In National Review, author and professor Clay Routledge remarked that decline in religiosity is connected to more belief in ghosts, UFO’s, and clairvoyance and that those who reject traditional belief often embrace what he describes as “supernatural-lite” beliefs, “often wrapped superficially in the language of science and technology, making them more palatable” to the irreligious. He noted, however, that those rejecting theism are often still influenced by it. Finnish researchers found that both theists and atheists exhibited similar levels of physiological stress when reading aloud statements daring God to cause harm.



Routledge wrote that while many are finding nontraditional substitutes for church, “there are reasons to doubt that those are effective substitutes for religion”. He writes that the substitutes are more individualistic and focused on personal interests rather than social duties and interdependence. They are belief systems that lead to loneliness. Routledge called religion a “uniquely powerful” resource for meaning because it “binds individuals to a meaning-sustaining social fabric.”



“Let us not neglect meeting together, as some have made a habit, but let us encourage one another…”

                                                                                                                       Hebrews 10:25



Suicides have risen an alarming 30% since 2000. One author noted that the average anxiety of the incoming freshman was equal to that of the average mental patient in the 1960’s.

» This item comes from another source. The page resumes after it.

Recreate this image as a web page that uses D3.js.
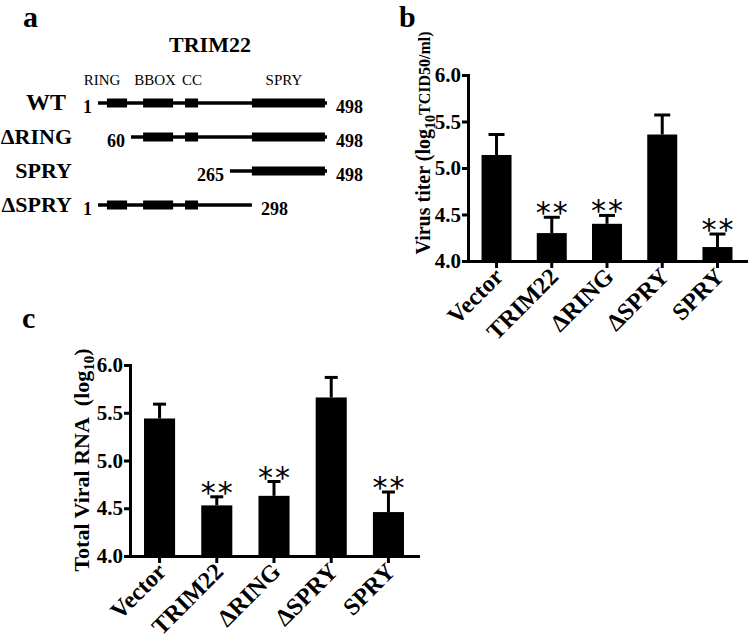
<!DOCTYPE html>
<html><head><meta charset="utf-8">
<script src="https://cdn.jsdelivr.net/npm/d3@7"></script>
<style>
body{margin:0;background:#fff}
svg{display:block}
text{font-family:"Liberation Serif","Times New Roman",serif;fill:#000}
</style>
</head><body>
<svg id="chart" width="750" height="642"></svg>
<script>
// ---------- Panel a: TRIM22 constructs (schematic units 0..100, not to scale) ----------
const constructs = ["WT", "ΔRING", "SPRY", "ΔSPRY"];
const constructStartLabel = ["1", "60", "265", "1"];
const constructEndLabel = ["498", "498", "498", "298"];
const constructFrom = [0, 14.4, 57.6, 0];
const constructTo = [100, 100, 100, 67.2];
const constructDomains = [[0, 1, 2, 3], [1, 2, 3], [3], [0, 1, 2]];
const domainNames = ["RING", "BBOX", "CC", "SPRY"];
const domainFrom = [3.9, 19.7, 38.0, 67.2];
const domainTo = [12.7, 32.8, 43.7, 99.1];
const domainLabelAt = [1.75, 24.9, 41.0, 81.2];

// ---------- Panels b & c ----------
const categories = ["Vector", "TRIM22", "ΔRING", "ΔSPRY", "SPRY"];
const yTicks = [4.0, 4.5, 5.0, 5.5, 6.0];
const titerMean = [5.14, 4.30, 4.40, 5.36, 4.15];
const titerErr  = [0.22, 0.17, 0.09, 0.21, 0.14];
const titerSig  = [false, true, true, false, true];
const rnaMean = [5.44, 4.53, 4.63, 5.66, 4.46];
const rnaErr  = [0.15, 0.09, 0.15, 0.21, 0.21];
const rnaSig  = [false, true, true, false, true];

const svg = d3.select("#chart");

// ---------- Panel letters ----------
svg.append("text").attr("x", 23).attr("y", 27).attr("font-size", 30).attr("font-weight", "bold").text("a");
svg.append("text").attr("x", 399).attr("y", 27).attr("font-size", 30).attr("font-weight", "bold").text("b");
svg.append("text").attr("x", 22).attr("y", 328).attr("font-size", 30).attr("font-weight", "bold").text("c");

// ---------- Panel a ----------
(function () {
  const g = svg.append("g");
  const x = d3.scaleLinear().domain([0, 100]).range([98, 327]);
  const y = d3.scalePoint().domain(constructs).range([103, 205]);
  g.append("text").attr("x", 210).attr("y", 52).attr("text-anchor", "middle")
    .attr("font-size", 22).attr("font-weight", "bold").text("TRIM22");
  g.selectAll("text.dom").data(domainNames).join("text").attr("class", "dom")
    .attr("x", (d, i) => x(domainLabelAt[i])).attr("y", 85).attr("text-anchor", "middle")
    .attr("font-size", 15).text(d => d);
  const rows = g.selectAll("g.row").data(constructs).join("g").attr("class", "row")
    .attr("transform", d => `translate(0,${y(d)})`);
  rows.append("text").attr("x", (d, i) => i === 0 ? 66 : 72).attr("y", 7).attr("text-anchor", "end")
    .attr("font-size", (d, i) => i === 0 ? 24 : 22).attr("font-weight", "bold").text(d => d);
  rows.append("line")
    .attr("x1", (d, i) => x(constructFrom[i])).attr("x2", (d, i) => x(constructTo[i]))
    .attr("stroke", "#000").attr("stroke-width", 3.5);
  rows.each(function (d, i) {
    d3.select(this).selectAll("rect").data(constructDomains[i]).join("rect")
      .attr("x", k => x(domainFrom[k])).attr("width", k => x(domainTo[k]) - x(domainFrom[k]))
      .attr("y", -4.5).attr("height", 9).attr("fill", "#000");
  });
  rows.append("text").attr("x", (d, i) => x(constructFrom[i]) - 6).attr("y", 10)
    .attr("text-anchor", "end").attr("font-size", 18).attr("font-weight", "bold")
    .text((d, i) => constructStartLabel[i]);
  rows.append("text").attr("x", (d, i) => x(constructTo[i]) + 9).attr("y", 10)
    .attr("text-anchor", "start").attr("font-size", 18).attr("font-weight", "bold")
    .text((d, i) => constructEndLabel[i]);
})();

// ---------- Bar panel helper ----------
function barPanel(opts) {
  const g = svg.append("g");
  const x = d3.scaleBand().domain(categories).range(opts.xRange).paddingInner(0.457).paddingOuter(0.245);
  const y = d3.scaleLinear().domain([4, 6]).range(opts.yRange);
  const data = categories.map((c, i) => ({c, m: opts.mean[i], e: opts.err[i], s: opts.sig[i]}));

  g.selectAll("line.err").data(data).join("line").attr("class", "err")
    .attr("x1", d => x(d.c) + x.bandwidth() / 2).attr("x2", d => x(d.c) + x.bandwidth() / 2)
    .attr("y1", d => y(d.m)).attr("y2", d => y(d.m + d.e))
    .attr("stroke", "#000").attr("stroke-width", 3);
  g.selectAll("line.cap").data(data).join("line").attr("class", "cap")
    .attr("x1", d => x(d.c) + x.bandwidth() / 2 - opts.cap / 2).attr("x2", d => x(d.c) + x.bandwidth() / 2 + opts.cap / 2)
    .attr("y1", d => y(d.m + d.e)).attr("y2", d => y(d.m + d.e))
    .attr("stroke", "#000").attr("stroke-width", 3);
  g.selectAll("rect.bar").data(data).join("rect").attr("class", "bar")
    .attr("x", d => x(d.c)).attr("width", x.bandwidth())
    .attr("y", d => y(d.m)).attr("height", d => y(4) - y(d.m)).attr("fill", "#000");
  g.selectAll("text.sig").data(data.filter(d => d.s)).join("text").attr("class", "sig")
    .attr("x", d => x(d.c) + x.bandwidth() / 2 + 1).attr("y", d => y(d.m + d.e) + 6)
    .attr("text-anchor", "middle").attr("font-size", 30).attr("letter-spacing", 2)
    .style("font-family", "'DejaVu Sans', sans-serif").text("**");

  const ya = g.append("g").attr("transform", `translate(${opts.xRange[0]},0)`)
    .call(d3.axisLeft(y).tickValues(yTicks).tickFormat(d3.format(".1f")).tickSize(6).tickSizeOuter(0).tickPadding(1));
  const xa = g.append("g").attr("transform", `translate(0,${opts.yRange[0]})`)
    .call(d3.axisBottom(x).tickSize(7).tickSizeOuter(0));
  [ya, xa].forEach(a => {
    a.select(".domain").attr("stroke", "#000").attr("stroke-width", 3).attr("stroke-linecap", "square");
    a.selectAll(".tick line").attr("stroke", "#000").attr("stroke-width", 3);
  });
  ya.selectAll(".tick text").attr("font-size", 21).attr("font-weight", "bold")
    .style("font-family", "'Liberation Serif', serif").attr("fill", "#000");
  xa.selectAll(".tick text").attr("font-size", 24).attr("font-weight", "bold")
    .style("font-family", "'Liberation Serif', serif").attr("fill", "#000")
    .attr("x", 0).attr("y", 0).attr("dy", 0).attr("text-anchor", "end")
    .attr("transform", "translate(8,17) rotate(-45)");

  const lab = g.append("text").attr("transform", `translate(${opts.labelX},${opts.labelY}) rotate(-90)`)
    .attr("text-anchor", "middle").attr("font-weight", "bold").attr("font-size", opts.labelSize);
  opts.label(lab);
}

barPanel({
  xRange: [468, 746], yRange: [261, 75], mean: titerMean, err: titerErr, sig: titerSig, cap: 16,
  labelX: 430, labelY: 143, labelSize: 20,
  label: t => {
    t.append("tspan").text("Virus titer (log");
    t.append("tspan").attr("font-size", 14).attr("dy", 5).text("10");
    t.append("tspan").attr("font-size", 16).attr("dy", -5).text("TCID50/ml)");
  }
});

barPanel({
  xRange: [130, 418], yRange: [556, 365], mean: rnaMean, err: rnaErr, sig: rnaSig, cap: 13,
  labelX: 89, labelY: 460, labelSize: 22,
  label: t => {
    t.append("tspan").text("Total Viral RNA\u00a0 (log");
    t.append("tspan").attr("font-size", 15).attr("dy", 5).text("10");
    t.append("tspan").attr("dy", -5).text(")");
  }
});
</script>
</body></html>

Parenting expert John Rosemond claims that mental disorders in youth have increased 50-fold since the 1950’s. In a piece on Intellectual Takeout, Marcus Roberts noted how the same Clay Routledge documented this increase in suicide as due in part to a crisis in meaning.  Routledge says there is much empirical evidence for existential anxiety being tied to substance abuse and other mental health issues. Roberts writes, “…the changing landscape in the USA is undermining people’s sense of meaning. The decline of neighborliness, the shrinking of the family and the diminishing of religion are all posing serious threats to a meaning of life. Americans today are less likely to know and interact with their neighbors, they are less likely to believe that people are generally trustworthy and to feel that they have individuals they can confide in.”



Millenials are the least religious generation in history. Is it a surprise they are so lost? British Prime Minister Theresa May called loneliness a national crisis. She appointed a minister to tackle a problem believed to affect over 9 million in her country. I would argue, however, that loneliness is but a symptom. In “Man’s Search for Meaning”, existential psychologist Viktor Frankl described how his fellow concentration camp victims displayed great disparities in reacting to the crisis. Those who rejected nihilism and embraced their God or connectedness and service to others were able to stave off despair. What shocked him was that, in the midst of the depths of some of the most profound human misery—starvation, typhus and imminent execution—some appeared…happy. They knew that whether in life or in death, in abundance or suffering, life had meaning.  Witnessing this changed his life.



I am a deeply religious person. I see religious thought and behavior everywhere because I know what that is. I see non-believers often as no less religious than churchgoers. People need meaning. They need to be part of something bigger than themselves. I think this is what drives many social justice warriors. The big battles against racism were already won but they want to fight the same evil. So they tackle the horrors of offensive Halloween costumes and ethnic food in the cafeteria. Maybe they need some of that old-time religion.